- **The exercise**:
Where a line in the listing below contains the word "chart", copy that line.

- **Provided material**:
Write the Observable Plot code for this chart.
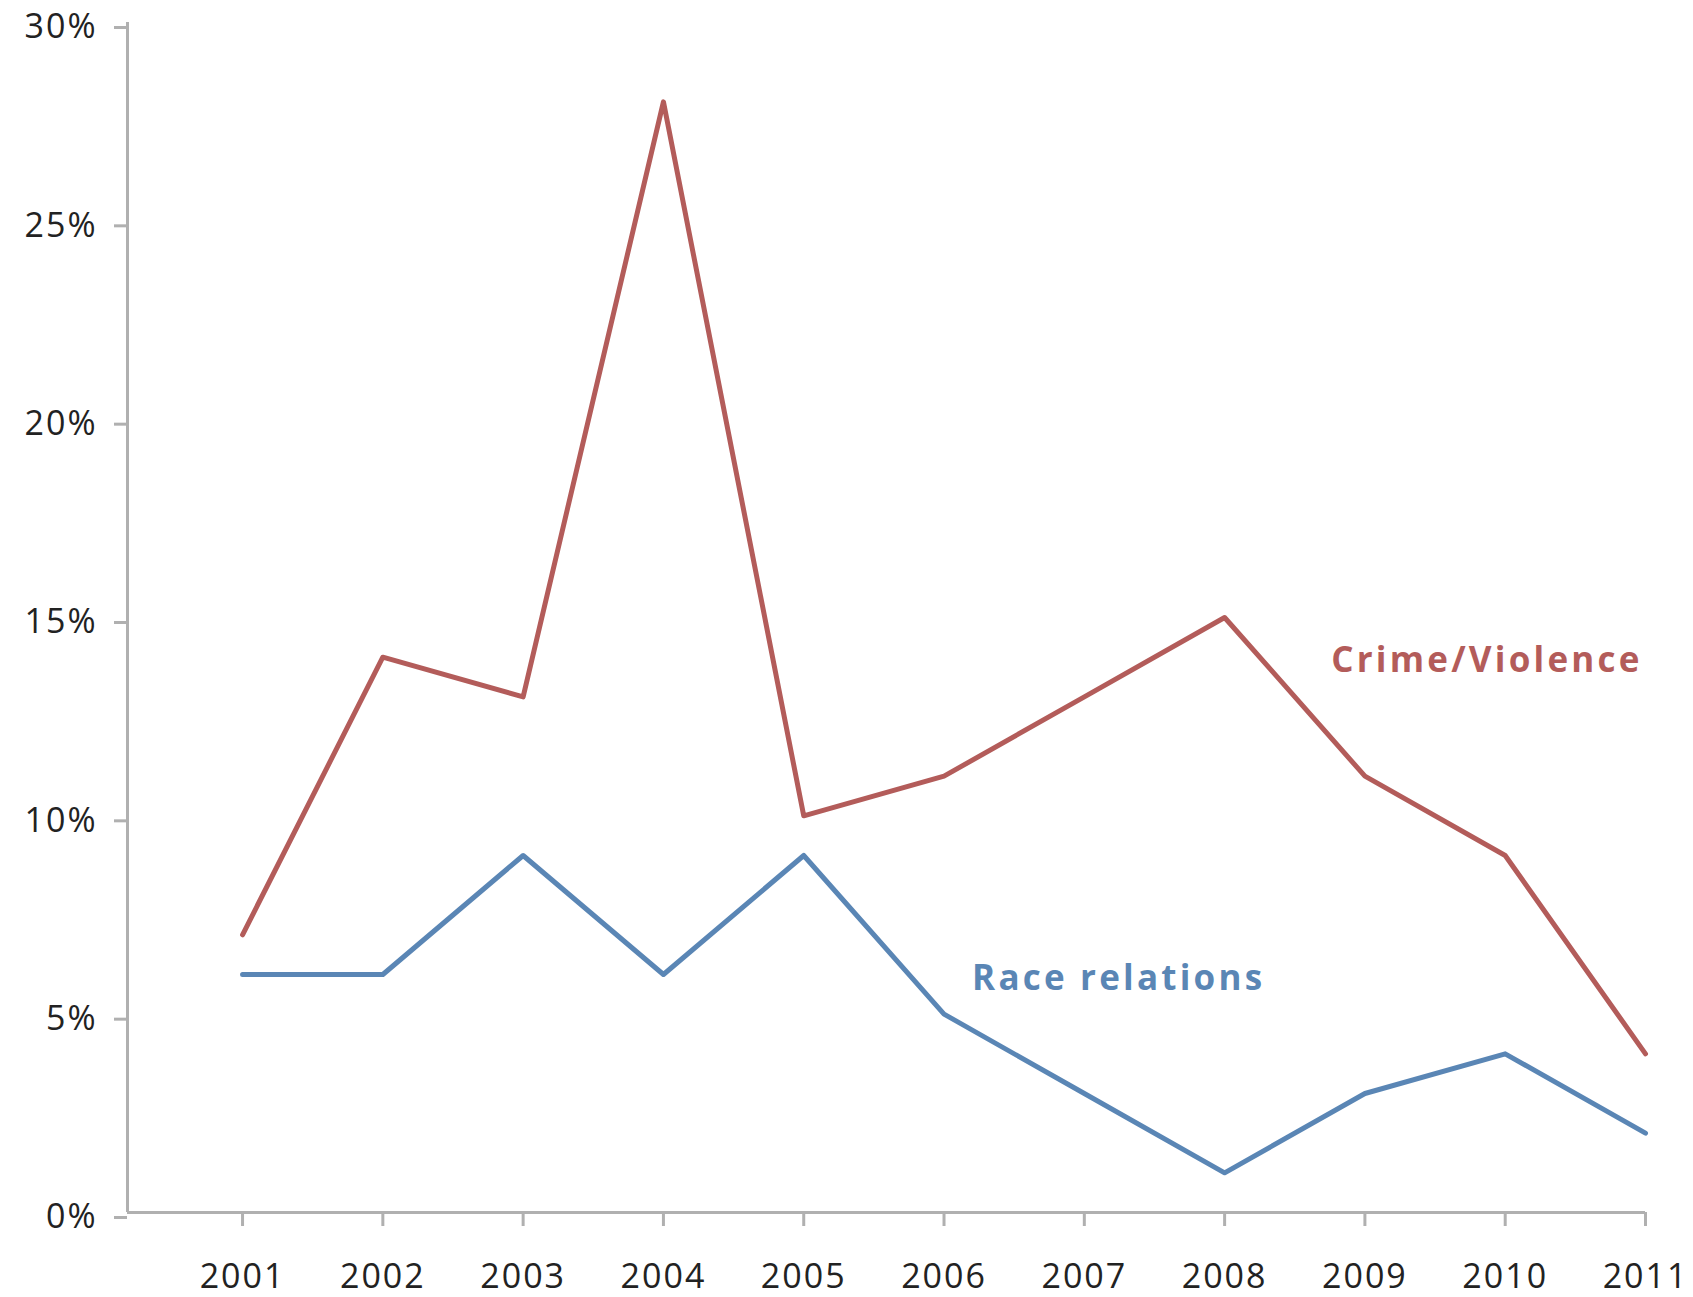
<!DOCTYPE html>
<html>
<head>
<meta charset="utf-8">
<script src="https://cdn.jsdelivr.net/npm/d3@7"></script>
<script src="https://cdn.jsdelivr.net/npm/@observablehq/plot@0.6"></script>
<style>
  html, body { margin: 0; padding: 0; background: #fff; }
  #chart svg { display: block; }
</style>
</head>
<body>
<div id="chart"></div>
<script>
const years = [2001, 2002, 2003, 2004, 2005, 2006, 2007, 2008, 2009, 2010, 2011];
const crimeViolence = [7, 14, 13, 28, 10, 11, 13, 15, 11, 9, 4];
const raceRelations = [6, 6, 9, 6, 9, 5, 3, 1, 3, 4, 2];
const yTicks = [0, 5, 10, 15, 20, 25, 30];
const seriesLabels = [
  {name: "Crime/Violence", year: 2008.76, value: 13.9, color: "#b35c5a"},
  {name: "Race relations", year: 2006.2, value: 5.9, color: "#5a86b5"}
];

const crimeData = years.map((y, i) => ({year: y, value: crimeViolence[i]}));
const raceData = years.map((y, i) => ({year: y, value: raceRelations[i]}));

const font = "'Open Sans', Lato, sans-serif";

const chart = Plot.plot({
  width: 1693,
  height: 1297,
  marginLeft: 127,
  marginRight: 48,
  marginTop: 22,
  marginBottom: 85,
  style: {fontFamily: font, fontSize: "34px", color: "#222", background: "#fff"},
  x: {domain: [2000.18, 2011]},
  y: {domain: [0, 30]},
  marks: [
    Plot.axisY({ticks: yTicks, tickFormat: d => d + "%", tickSize: 13, tickPadding: 17,
      stroke: "#b0b0b0", strokeWidth: 3, dy: 5, fill: "#222", fontSize: 34, label: null}),
    Plot.axisX({ticks: years, tickFormat: d => String(d), tickSize: 14, tickPadding: 37,
      stroke: "#b0b0b0", strokeWidth: 3, fill: "#222", fontSize: 34, label: null}),
    Plot.ruleX([2000.18], {y1: 0, y2: 30, stroke: "#b0b0b0", strokeWidth: 3}),
    Plot.ruleY([0], {stroke: "#b0b0b0", strokeWidth: 3}),
    Plot.line(crimeData, {x: "year", y: "value", stroke: "#b35c5a", strokeWidth: 5}),
    Plot.line(raceData, {x: "year", y: "value", stroke: "#5a86b5", strokeWidth: 5}),
    Plot.text(seriesLabels, {x: "year", y: "value", text: "name", fill: "color",
      fontSize: 35, fontWeight: "bold", textAnchor: "start", fontFamily: font})
  ]
});
chart.querySelectorAll("g[aria-label='x-axis tick label'] text, g[aria-label='y-axis tick label'] text")
  .forEach(t => t.setAttribute("letter-spacing", "2"));
chart.querySelectorAll("g[aria-label='text'] text")
  .forEach(t => t.setAttribute("letter-spacing", "3.2"));
document.getElementById("chart").appendChild(chart);
</script>
</body>
</html>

- **Exercise result**:
Write the Observable Plot code for this chart.
  #chart svg { display: block; }
<div id="chart"></div>
const chart = Plot.plot({
chart.querySelectorAll("g[aria-label='x-axis tick label'] text, g[aria-label='y-axis tick label'] text")
chart.querySelectorAll("g[aria-label='text'] text")
document.getElementById("chart").appendChild(chart);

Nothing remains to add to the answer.